Zeiss’ Loxia lenses are designed specifically for the Sony a7 camera and so work in a mirrorless, full-frame capacity. Precise manual focusing is enhanced via a large rotation angle. There is also a “DeClick” feature intended for smooth adjustments of the aperture while shooting video. The lens family consists of the 2/35 (35mm) and 2/50 (50mm), with prices of $1,300 and $949, respectively. Also available, and touted by Zeiss as the “best short tele lens in the world” is the Otus1.4/85, designed with an extremely large aperture for isolating subjects from the background, and has an optical correction value for eliminating almost every form of visual aberration. It retails for about $4,500.
To The Future And Beyond
Lens manufacturers continue to refine existing lenses — and so often a model will receive an upgrade in the form of an enhanced and superior replacement for an existing focal length. Lenses that are well suited for 4K video and full-frame DSLRs and MILCs are also being produced and will no doubt proliferate as new techniques strive to enhance the visual acuity of the glass. The lens industry may grind exceedingly slowly, but the results have been, and will continue to be, worth it for those looking to expand their vision through the creativity of a lens.
SIDEBAR: Renting lenses
Renting a lens can be a cost-effective method far superior to making a purchase, especially in the case where the lens is a specialty item that is not expected to experience heavy or frequent use. Lens rental houses expect compensation, but this will be far less than purchasing a lens outright. However, much as in a car rental, expect to be able to show identification and provide a deposit. This will most likely mean using a credit card, but there might be exceptions. It is also important to plan ahead as far as possible regarding your rental needs — the most local rental facility to your location might have the lens you need in a heavy rotation, or not have the lens at all.

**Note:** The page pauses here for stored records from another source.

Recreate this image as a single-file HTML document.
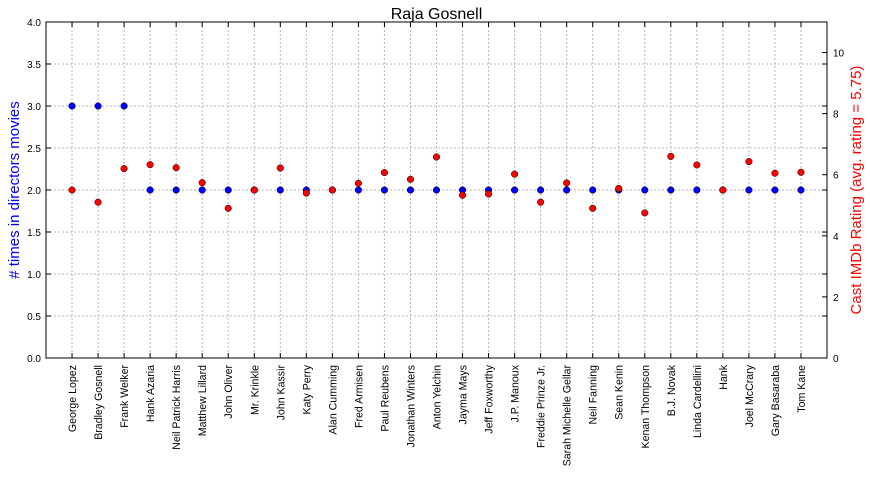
<!DOCTYPE html>
<html><head><meta charset="utf-8"><style>
body{margin:0;background:#fff;font-family:"Liberation Sans",sans-serif}
svg text{font-family:"Liberation Sans",sans-serif}
</style></head><body>
<svg id="c" width="870" height="476"></svg>
<script>
const categories=["George Lopez","Bradley Gosnell","Frank Welker","Hank Azaria","Neil Patrick Harris","Matthew Lillard","John Oliver","Mr. Krinkle","John Kassir","Katy Perry","Alan Cumming","Fred Armisen","Paul Reubens","Jonathan Winters","Anton Yelchin","Jayma Mays","Jeff Foxworthy","J.P. Manoux","Freddie Prinze Jr.","Sarah Michelle Gellar","Neil Fanning","Sean Kenin","Kenan Thompson","B.J. Novak","Linda Cardellini","Hank","Joel McCrary","Gary Basaraba","Tom Kane"];
const timesValues=[3,3,3,2,2,2,2,2,2,2,2,2,2,2,2,2,2,2,2,2,2,2,2,2,2,2,2,2,2];
const ratingValues=[5.5,5.1,6.2,6.33,6.23,5.74,4.9,5.5,6.22,5.4,5.5,5.72,6.07,5.85,6.58,5.33,5.37,6.02,5.1,5.73,4.9,5.55,4.75,6.6,6.32,5.5,6.43,6.05,6.08];
const leftTicks=["0.0","0.5","1.0","1.5","2.0","2.5","3.0","3.5","4.0"];
const rightTicks=[0,2,4,6,8,10];
const NS="http://www.w3.org/2000/svg",svg=document.getElementById('c');
const L=46,R=827,T=22,B=358;
const x=i=>L+(i+1)*(R-L)/(categories.length+1);
const yl=v=>B-v/4*(B-T);
const yr=v=>B-v/11*(B-T);
function el(t,a,p){const e=document.createElementNS(NS,t);for(const k in a)e.setAttribute(k,a[k]);(p||svg).appendChild(e);return e;}
const g=el('g',{});


leftTicks.forEach(t=>{const v=parseFloat(t),y=yl(v);
 el('line',{x1:L,x2:R,y1:y,y2:y,stroke:'#b8b8b8','stroke-dasharray':'2,2'},g);
 el('line',{x1:L,x2:L+5,y1:y,y2:y,stroke:'#000'});
 el('line',{x1:R,x2:R-5,y1:y,y2:y,stroke:'#000'});
 const tx=el('text',{x:L-5,y:y+4,'text-anchor':'end','font-size':'10'});tx.textContent=t;
 
 
});
rightTicks.forEach(v=>{const y=yr(v);
 el('line',{x1:R,x2:R-5,y1:y,y2:y,stroke:'#000'});
 const tx=el('text',{x:R+6,y:y+4,'font-size':'10'});tx.textContent=v;
 
 
});
categories.forEach((c,i)=>{const X=x(i);
 el('line',{x1:X,x2:X,y1:T,y2:B,stroke:'#b8b8b8','stroke-dasharray':'2,2'},g);
 el('line',{x1:X,x2:X,y1:B,y2:B-5,stroke:'#000'});
 el('line',{x1:X,x2:X,y1:T,y2:T+5,stroke:'#000'});
 const tx=el('text',{transform:`translate(${X+4},${B+7}) rotate(-90)`,'text-anchor':'end','font-size':'10.6'});tx.textContent=c;
 
 
});
const fr=el('rect',{x:L,y:T,width:R-L,height:B-T,fill:'none',stroke:'#000'});


timesValues.forEach((v,i)=>{const p=el('circle',{cx:x(i),cy:yl(v),r:3.3,fill:'#0000ff',stroke:'#000','stroke-width':'0.5'});
 
 });
ratingValues.forEach((v,i)=>{const p=el('circle',{cx:x(i),cy:yr(v),r:3.3,fill:'#ff0000',stroke:'#000','stroke-width':'0.5'});
 
 });
const t=el('text',{x:(L+R)/2,y:19,'text-anchor':'middle','font-size':'16'});t.textContent='Raja Gosnell';


const a1=el('text',{transform:`translate(19,${(T+B)/2}) rotate(-90)`,'text-anchor':'middle','font-size':'15',fill:'#0000ff'});a1.textContent='# times in directors movies';


const a2=el('text',{transform:`translate(861,${(T+B)/2}) rotate(-90)`,'text-anchor':'middle','font-size':'15',fill:'#ff0000'});a2.textContent='Cast IMDb Rating (avg. rating = 5.75)';


</script>
</body></html>
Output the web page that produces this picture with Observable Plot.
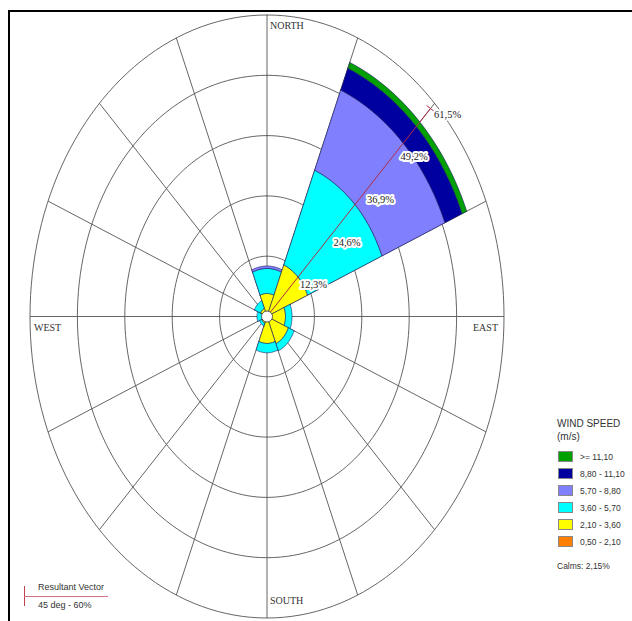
<!DOCTYPE html>
<html><head><meta charset="utf-8">
<script src="https://cdn.jsdelivr.net/npm/d3@7"></script>
<script src="https://cdn.jsdelivr.net/npm/@observablehq/plot@0.6"></script>
<style>
html,body{margin:0;padding:0;background:#fff;}
#wrap{position:relative;width:632px;height:621px;overflow:hidden;font-family:"Liberation Sans",Arial,sans-serif;color:#333;}
#chart{position:absolute;left:0;top:0;}
#frame{position:absolute;left:8px;top:10px;width:640px;height:640px;border-top:2.5px solid #000;border-left:2.5px solid #000;}
.abs{position:absolute;white-space:nowrap;}
.sw{position:absolute;width:15px;height:11px;border:1px solid #888;box-sizing:border-box;}
</style></head><body>
<div id="wrap"><div id="chart"></div><div id="frame"></div><div id="legend"></div></div>
<script>
// ---- data ----
const directions = ["N","NE","E","SE","S","SW","W","NW"];
const directionAngles = [0,45,90,135,180,225,270,315];
const speedBins = ["0,50 - 2,10","2,10 - 3,60","3,60 - 5,70","5,70 - 8,80","8,80 - 11,10",">= 11,10"];
const binColors = ["#ff8000","#ffff00","#00ffff","#8080ff","#0000a0","#00a000"];
// percent frequency per direction, one array per speed class
const bin050_210 = [0.3, 0.5, 0.3, 0.3, 0.2, 0.3, 0.3, 0.3];
const bin210_360 = [4.4, 10.9, 4.5, 5.7, 5.3, 1.2, 0.8, 1.5];
const bin360_570 = [5.1, 20.9, 1.7, 1.6, 1.9, 0.6, 1.5, 1.7];
const bin570_880 = [0.5, 17.7, 0.0, 0.0, 0.0, 0.0, 0.0, 0.0];
const bin880_1110 = [0.0, 4.8, 0.0, 0.0, 0.0, 0.0, 0.0, 0.0];
const bin1110 = [0.0, 1.3, 0.0, 0.0, 0.0, 0.0, 0.0, 0.0];
const ringValues = [12.3, 24.6, 36.9, 49.2, 61.5];
const ringLabels = ["12,3%", "24,6%", "36,9%", "49,2%", "61,5%"];
const gridAngles = d3.range(0, 360, 22.5);
const compassNames = ["NORTH", "EAST", "SOUTH", "WEST"];
const compassAngles = [0, 90, 180, 270];
const resultantAngle = 45;
const resultantValue = 60;
const calmsText = "Calms: 2,15%";

// ---- derived ----
const binsData = [bin050_210, bin210_360, bin360_570, bin570_880, bin880_1110, bin1110];
const maxR = ringValues[ringValues.length - 1];
const rad = a => a * Math.PI / 180;
const px = (r, a) => r * Math.sin(rad(a));
const py = (r, a) => r * Math.cos(rad(a));

const petals = [];
directions.forEach((dir, i) => {
  let cum = 0;
  binsData.forEach((arr, j) => {
    const v = arr[i];
    if (v <= 0) return;
    const r0 = cum, r1 = cum + v;
    cum = r1;
    const id = dir + "-" + j;
    const a0 = directionAngles[i] - 22.5, a1 = directionAngles[i] + 22.5;
    const pts = [];
    for (let a = a0; a <= a1 + 1e-9; a += 1.5) pts.push({id, bin: speedBins[j], x: px(r1, a), y: py(r1, a)});
    for (let a = a1; a >= a0 - 1e-9; a -= 1.5) pts.push({id, bin: speedBins[j], x: px(r0, a), y: py(r0, a)});
    pts.push({...pts[0]});
    petals.push(...pts);
  });
});

const ringPts = [];
ringValues.forEach(r => { for (let a = 0; a <= 360; a += 2) ringPts.push({ring: r, x: px(r, a), y: py(r, a)}); });
const spokes = gridAngles.map(a => ({x2: px(maxR, a), y2: py(maxR, a)}));

// layout
const cx = 266.5, cy = 316, rx = 237, ry = 301.5;
const kx = rx / maxR, ky = ry / maxR;
// resultant vector end tick (perpendicular in screen space)
const ex = px(resultantValue, resultantAngle), ey = py(resultantValue, resultantAngle);
let dxp = Math.sin(rad(resultantAngle)) * kx, dyp = -Math.cos(rad(resultantAngle)) * ky;
const L = Math.hypot(dxp, dyp); dxp /= L; dyp /= L;
const tpx = -dyp * 5, tpy = dxp * 5; // perpendicular pixel offset
const tick = [{x1: ex + tpx / kx, y1: ey - tpy / ky, x2: ex - tpx / kx, y2: ey + tpy / ky}];

const ringLab = ringValues.map((r, i) => ({x: px(r, 45), y: py(r, 45), t: ringLabels[i]}));
const compass = compassNames.map((n, i) => ({n, x: px(maxR, compassAngles[i]), y: py(maxR, compassAngles[i])}));

const plot = Plot.plot({
  width: 632, height: 621, margin: 0,
  x: {domain: [-maxR, maxR], range: [cx - rx, cx + rx], axis: null},
  y: {domain: [-maxR, maxR], range: [cy + ry, cy - ry], axis: null},
  color: {domain: speedBins, range: binColors},
  style: {background: "transparent"},
  marks: [
    Plot.line(ringPts, {x: "x", y: "y", z: "ring", stroke: "#555", strokeWidth: 0.9}),
    Plot.link(spokes, {x1: 0, y1: 0, x2: "x2", y2: "y2", stroke: "#555", strokeWidth: 0.9}),
    Plot.line(petals, {x: "x", y: "y", z: "id", fill: "bin", stroke: "#1a1a60", strokeWidth: 0.6}),
    Plot.link([{x2: ex, y2: ey}], {x1: 0, y1: 0, x2: "x2", y2: "y2", stroke: "#b02c44", strokeWidth: 1}),
    Plot.link(tick, {x1: "x1", y1: "y1", x2: "x2", y2: "y2", stroke: "#b02c44", strokeWidth: 1}),
    Plot.dot([{x: 0, y: 0}], {x: "x", y: "y", r: 5.5, fill: "white", stroke: "#333", strokeWidth: 0.8}),
    Plot.text(ringLab, {x: "x", y: "y", text: "t", dx: 13, dy: 11, fontFamily: "Liberation Serif", fontSize: 10.5, fill: "#222", stroke: "white", strokeWidth: 4, paintOrder: "stroke"}),
    Plot.text(compass.filter(d => d.n === "NORTH"), {x: "x", y: "y", text: "n", textAnchor: "start", dx: 3, dy: 11, fontFamily: "Liberation Serif", fontSize: 10, fill: "#333"}),
    Plot.text(compass.filter(d => d.n === "SOUTH"), {x: "x", y: "y", text: "n", textAnchor: "start", dx: 3, dy: -17, fontFamily: "Liberation Serif", fontSize: 10, fill: "#333"}),
    Plot.text(compass.filter(d => d.n === "WEST"), {x: "x", y: "y", text: "n", textAnchor: "start", dx: 4, dy: 11, fontFamily: "Liberation Serif", fontSize: 10, fill: "#333"}),
    Plot.text(compass.filter(d => d.n === "EAST"), {x: "x", y: "y", text: "n", textAnchor: "end", dx: -6, dy: 11, fontFamily: "Liberation Serif", fontSize: 10, fill: "#333"})
  ]
});
document.getElementById("chart").appendChild(plot);

// ---- legend ----
const leg = document.getElementById("legend");
function addText(t, left, cyText, size) {
  const d = document.createElement("div");
  d.className = "abs"; d.textContent = t;
  d.style.left = left + "px"; d.style.top = (cyText - size * 0.6) + "px";
  d.style.fontSize = size + "px"; d.style.lineHeight = (size * 1.2) + "px";
  leg.appendChild(d);
}
addText("WIND SPEED", 557, 424, 10);
addText("(m/s)", 557, 437, 10);
const order = speedBins.map((b, i) => i).reverse();
order.forEach((bi, k) => {
  const yc = 457 + 17 * k;
  const s = document.createElement("div");
  s.className = "sw"; s.style.left = "558px"; s.style.top = (yc - 6) + "px";
  s.style.background = binColors[bi];
  leg.appendChild(s);
  addText(speedBins[bi], 580, yc, 8.5);
});
addText(calmsText, 557, 566, 8.5);

// resultant vector legend
const rv = document.createElement("div");
rv.className = "abs";
rv.style.cssText = "position:absolute;left:24px;top:586px;width:1px;height:20px;background:#c04050;";
leg.appendChild(rv);
const rh = document.createElement("div");
rh.style.cssText = "position:absolute;left:24px;top:596px;width:84px;height:1px;background:#d07080;";
leg.appendChild(rh);
addText("Resultant Vector", 38, 587, 9);
addText(resultantAngle + " deg - " + resultantValue + "%", 38, 605, 9);
</script>
</body></html>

Since the lens rental is based on days, figuring in exactly how many days the lens will be needed is a necessity. However one shouldn't be influenced by the cost alone, since there is always the likelihood that the shooting will go over the time allotted. Additionally, and depending on the retail insurance cost of the lens, purchasing insurance against a mishap could also be smart. These are all things that need to be figured out prior to the actual rental.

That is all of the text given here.